WHAT YOU SHOULD DO: Scan the lines below; pull out those with "chart".

DATA PROVIDED:
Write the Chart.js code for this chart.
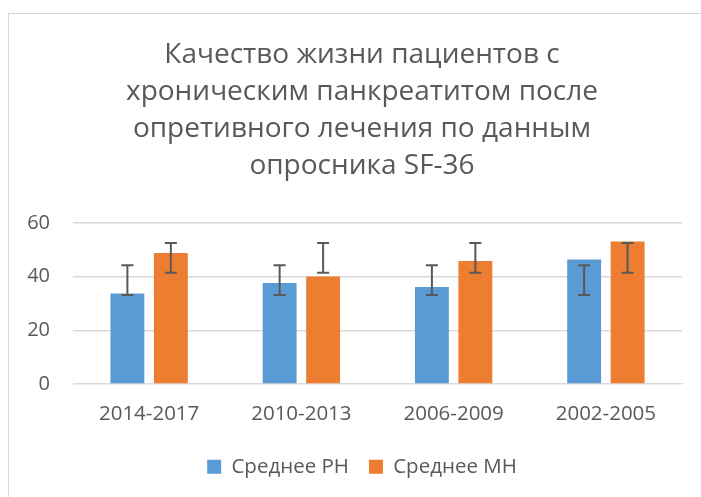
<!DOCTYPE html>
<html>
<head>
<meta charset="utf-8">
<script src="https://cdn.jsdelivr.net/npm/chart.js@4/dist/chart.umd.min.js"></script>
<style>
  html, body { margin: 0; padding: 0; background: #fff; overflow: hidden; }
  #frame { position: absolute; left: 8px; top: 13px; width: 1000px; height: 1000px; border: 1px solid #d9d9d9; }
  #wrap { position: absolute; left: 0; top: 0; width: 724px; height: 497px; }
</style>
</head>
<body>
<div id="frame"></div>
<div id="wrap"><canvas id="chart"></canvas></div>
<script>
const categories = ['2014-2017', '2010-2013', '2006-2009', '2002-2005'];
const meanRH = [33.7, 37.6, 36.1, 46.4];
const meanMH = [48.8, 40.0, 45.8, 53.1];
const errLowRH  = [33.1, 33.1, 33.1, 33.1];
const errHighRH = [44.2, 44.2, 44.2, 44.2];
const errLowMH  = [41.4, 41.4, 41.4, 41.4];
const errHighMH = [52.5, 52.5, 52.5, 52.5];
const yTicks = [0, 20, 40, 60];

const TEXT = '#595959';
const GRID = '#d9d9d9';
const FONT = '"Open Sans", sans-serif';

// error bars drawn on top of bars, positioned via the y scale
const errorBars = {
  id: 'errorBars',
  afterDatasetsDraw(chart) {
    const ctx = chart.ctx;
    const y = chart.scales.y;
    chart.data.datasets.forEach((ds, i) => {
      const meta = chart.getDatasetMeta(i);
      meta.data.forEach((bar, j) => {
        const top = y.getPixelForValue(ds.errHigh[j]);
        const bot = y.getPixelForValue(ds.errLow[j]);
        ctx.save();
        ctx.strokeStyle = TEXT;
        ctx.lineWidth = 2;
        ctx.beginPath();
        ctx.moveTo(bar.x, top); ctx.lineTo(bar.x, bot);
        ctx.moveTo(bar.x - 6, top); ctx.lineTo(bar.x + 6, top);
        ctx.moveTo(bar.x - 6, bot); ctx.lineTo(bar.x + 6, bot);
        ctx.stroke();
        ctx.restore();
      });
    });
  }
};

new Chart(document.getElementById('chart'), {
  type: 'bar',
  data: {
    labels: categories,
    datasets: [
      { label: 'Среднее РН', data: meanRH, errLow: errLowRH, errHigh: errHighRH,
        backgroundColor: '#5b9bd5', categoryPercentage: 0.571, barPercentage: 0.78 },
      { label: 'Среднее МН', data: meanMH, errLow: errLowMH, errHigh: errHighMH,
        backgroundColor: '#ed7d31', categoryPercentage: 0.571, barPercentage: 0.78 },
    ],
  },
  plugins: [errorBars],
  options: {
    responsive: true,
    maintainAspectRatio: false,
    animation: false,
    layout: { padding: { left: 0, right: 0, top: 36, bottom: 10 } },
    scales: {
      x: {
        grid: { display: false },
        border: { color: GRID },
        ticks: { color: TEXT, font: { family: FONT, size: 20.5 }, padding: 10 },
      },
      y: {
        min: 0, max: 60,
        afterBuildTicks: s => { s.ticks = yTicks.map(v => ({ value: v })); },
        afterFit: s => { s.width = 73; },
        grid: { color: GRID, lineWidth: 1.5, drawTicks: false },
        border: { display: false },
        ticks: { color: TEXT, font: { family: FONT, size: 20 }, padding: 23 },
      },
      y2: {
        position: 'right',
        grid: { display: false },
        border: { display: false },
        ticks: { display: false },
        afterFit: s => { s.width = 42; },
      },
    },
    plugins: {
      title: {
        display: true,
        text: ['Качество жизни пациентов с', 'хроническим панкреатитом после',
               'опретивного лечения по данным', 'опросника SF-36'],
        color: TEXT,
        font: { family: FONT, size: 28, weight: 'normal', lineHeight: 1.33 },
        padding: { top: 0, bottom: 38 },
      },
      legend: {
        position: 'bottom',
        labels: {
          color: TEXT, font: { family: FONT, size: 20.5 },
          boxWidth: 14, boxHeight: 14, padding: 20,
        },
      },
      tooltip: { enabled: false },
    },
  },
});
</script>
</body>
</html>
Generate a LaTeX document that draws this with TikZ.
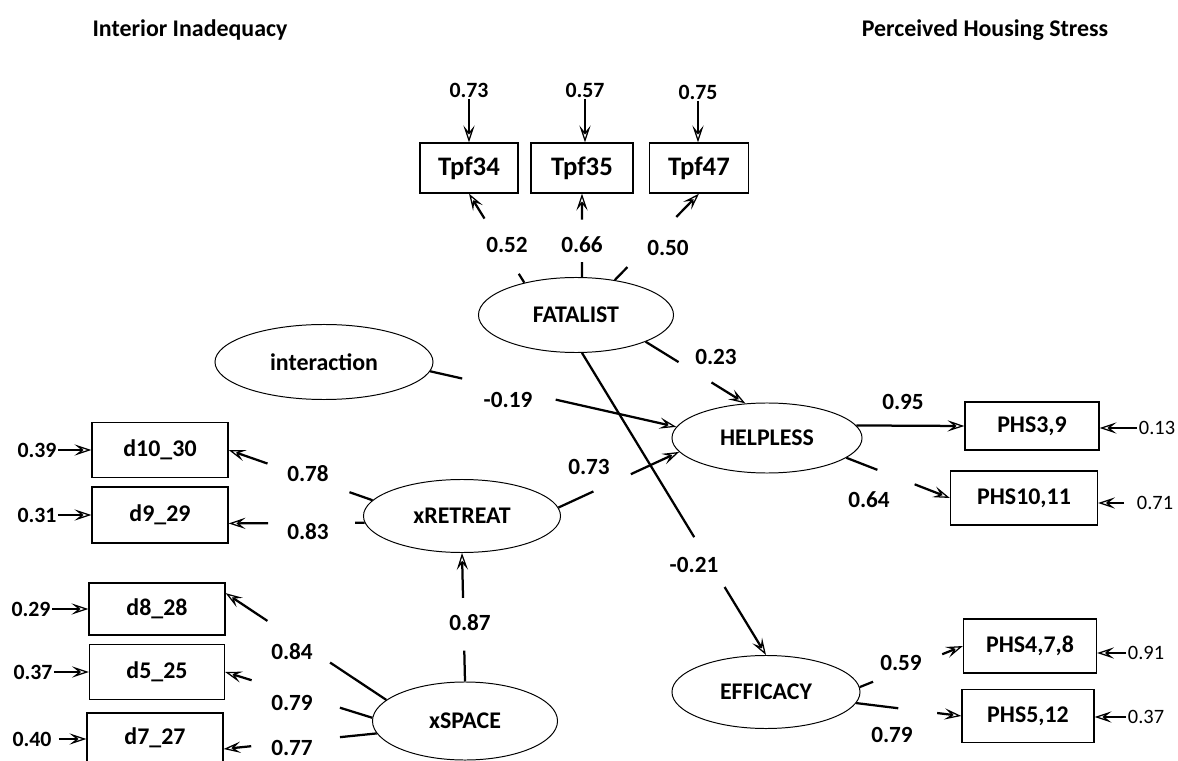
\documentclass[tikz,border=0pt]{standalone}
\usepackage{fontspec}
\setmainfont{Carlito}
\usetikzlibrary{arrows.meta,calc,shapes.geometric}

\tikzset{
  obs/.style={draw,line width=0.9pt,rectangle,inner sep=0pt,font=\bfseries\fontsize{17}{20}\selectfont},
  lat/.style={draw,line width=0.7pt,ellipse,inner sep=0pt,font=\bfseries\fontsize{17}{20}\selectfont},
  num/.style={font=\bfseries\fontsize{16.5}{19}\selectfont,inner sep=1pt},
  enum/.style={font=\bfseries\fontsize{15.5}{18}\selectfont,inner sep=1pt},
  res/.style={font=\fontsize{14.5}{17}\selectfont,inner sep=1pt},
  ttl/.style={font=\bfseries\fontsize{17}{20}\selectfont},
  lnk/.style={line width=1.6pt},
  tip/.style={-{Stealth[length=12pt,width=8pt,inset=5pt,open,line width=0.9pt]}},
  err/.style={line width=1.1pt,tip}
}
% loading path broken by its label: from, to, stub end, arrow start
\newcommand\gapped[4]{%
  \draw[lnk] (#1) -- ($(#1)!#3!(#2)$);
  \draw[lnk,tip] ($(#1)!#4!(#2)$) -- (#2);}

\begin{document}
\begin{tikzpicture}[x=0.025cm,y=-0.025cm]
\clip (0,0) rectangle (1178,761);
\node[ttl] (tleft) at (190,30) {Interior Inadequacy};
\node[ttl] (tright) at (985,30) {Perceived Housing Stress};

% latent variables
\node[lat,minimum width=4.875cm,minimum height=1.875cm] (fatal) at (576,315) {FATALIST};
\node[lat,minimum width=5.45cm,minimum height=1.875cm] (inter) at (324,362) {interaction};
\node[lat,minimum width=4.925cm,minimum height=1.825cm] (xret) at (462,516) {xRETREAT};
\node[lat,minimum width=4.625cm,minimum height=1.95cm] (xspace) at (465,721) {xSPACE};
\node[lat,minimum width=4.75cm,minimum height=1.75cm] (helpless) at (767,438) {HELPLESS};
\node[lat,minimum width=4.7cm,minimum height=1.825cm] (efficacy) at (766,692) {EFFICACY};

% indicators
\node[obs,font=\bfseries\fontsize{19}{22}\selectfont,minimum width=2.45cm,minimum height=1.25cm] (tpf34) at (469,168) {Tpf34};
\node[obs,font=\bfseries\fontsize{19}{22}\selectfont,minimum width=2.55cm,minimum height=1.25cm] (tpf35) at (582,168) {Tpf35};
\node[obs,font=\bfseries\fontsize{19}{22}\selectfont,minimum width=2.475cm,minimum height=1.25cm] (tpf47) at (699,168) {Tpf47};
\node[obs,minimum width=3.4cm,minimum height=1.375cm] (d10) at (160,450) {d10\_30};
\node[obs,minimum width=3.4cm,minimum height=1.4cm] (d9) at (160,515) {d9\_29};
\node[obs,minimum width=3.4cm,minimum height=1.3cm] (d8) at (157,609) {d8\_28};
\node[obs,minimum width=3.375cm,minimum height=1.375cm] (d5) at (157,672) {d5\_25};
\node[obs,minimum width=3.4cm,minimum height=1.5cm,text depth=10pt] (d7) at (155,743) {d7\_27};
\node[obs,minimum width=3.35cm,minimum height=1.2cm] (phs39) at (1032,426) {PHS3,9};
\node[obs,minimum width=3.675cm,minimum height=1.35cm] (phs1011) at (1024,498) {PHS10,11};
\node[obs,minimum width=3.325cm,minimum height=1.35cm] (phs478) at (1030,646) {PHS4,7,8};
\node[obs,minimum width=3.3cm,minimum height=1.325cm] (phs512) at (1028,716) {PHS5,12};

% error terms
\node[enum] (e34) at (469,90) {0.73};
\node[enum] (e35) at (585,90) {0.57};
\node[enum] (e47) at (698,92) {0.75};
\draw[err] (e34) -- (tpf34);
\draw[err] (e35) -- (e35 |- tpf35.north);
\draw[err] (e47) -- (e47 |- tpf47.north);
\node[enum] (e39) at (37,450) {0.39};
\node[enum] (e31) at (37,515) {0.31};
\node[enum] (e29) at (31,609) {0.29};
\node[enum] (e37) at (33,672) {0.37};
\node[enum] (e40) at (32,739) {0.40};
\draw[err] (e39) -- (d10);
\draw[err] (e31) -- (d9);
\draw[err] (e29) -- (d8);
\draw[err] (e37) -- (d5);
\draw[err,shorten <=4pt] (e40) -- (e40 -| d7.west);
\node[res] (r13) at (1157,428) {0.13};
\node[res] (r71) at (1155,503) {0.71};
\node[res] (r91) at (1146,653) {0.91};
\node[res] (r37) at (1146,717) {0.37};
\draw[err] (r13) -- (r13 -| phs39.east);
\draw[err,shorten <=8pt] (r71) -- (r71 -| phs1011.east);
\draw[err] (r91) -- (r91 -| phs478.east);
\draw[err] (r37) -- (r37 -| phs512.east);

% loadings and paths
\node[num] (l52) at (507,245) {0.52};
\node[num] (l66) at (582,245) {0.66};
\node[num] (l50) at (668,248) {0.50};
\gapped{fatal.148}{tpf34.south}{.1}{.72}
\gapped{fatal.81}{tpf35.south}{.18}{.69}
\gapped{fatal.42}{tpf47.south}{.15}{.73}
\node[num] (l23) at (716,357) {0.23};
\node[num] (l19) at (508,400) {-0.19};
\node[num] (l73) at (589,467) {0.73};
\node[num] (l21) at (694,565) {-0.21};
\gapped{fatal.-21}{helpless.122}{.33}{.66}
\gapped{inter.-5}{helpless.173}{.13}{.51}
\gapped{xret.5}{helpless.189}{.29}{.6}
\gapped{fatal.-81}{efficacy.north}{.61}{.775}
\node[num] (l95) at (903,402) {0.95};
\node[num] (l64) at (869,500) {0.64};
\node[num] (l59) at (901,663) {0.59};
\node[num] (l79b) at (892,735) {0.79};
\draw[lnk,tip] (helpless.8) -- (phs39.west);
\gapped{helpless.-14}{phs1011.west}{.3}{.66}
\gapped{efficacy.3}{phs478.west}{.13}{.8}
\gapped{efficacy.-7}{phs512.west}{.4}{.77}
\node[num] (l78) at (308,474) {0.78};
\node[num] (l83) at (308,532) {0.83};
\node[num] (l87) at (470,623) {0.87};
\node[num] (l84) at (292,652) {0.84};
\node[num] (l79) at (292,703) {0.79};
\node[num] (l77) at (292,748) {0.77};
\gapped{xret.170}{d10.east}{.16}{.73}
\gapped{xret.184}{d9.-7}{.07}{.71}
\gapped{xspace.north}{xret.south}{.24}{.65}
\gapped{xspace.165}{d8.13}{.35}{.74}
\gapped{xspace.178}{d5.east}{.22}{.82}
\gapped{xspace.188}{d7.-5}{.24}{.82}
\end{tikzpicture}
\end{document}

SOLVED PROBLEM:
Write the Chart.js code for this chart.
<script src="https://cdn.jsdelivr.net/npm/chart.js@4/dist/chart.umd.min.js"></script>
<div id="wrap"><canvas id="chart"></canvas></div>
  afterDatasetsDraw(chart) {
    const ctx = chart.ctx;
    const y = chart.scales.y;
    chart.data.datasets.forEach((ds, i) => {
      const meta = chart.getDatasetMeta(i);
new Chart(document.getElementById('chart'), {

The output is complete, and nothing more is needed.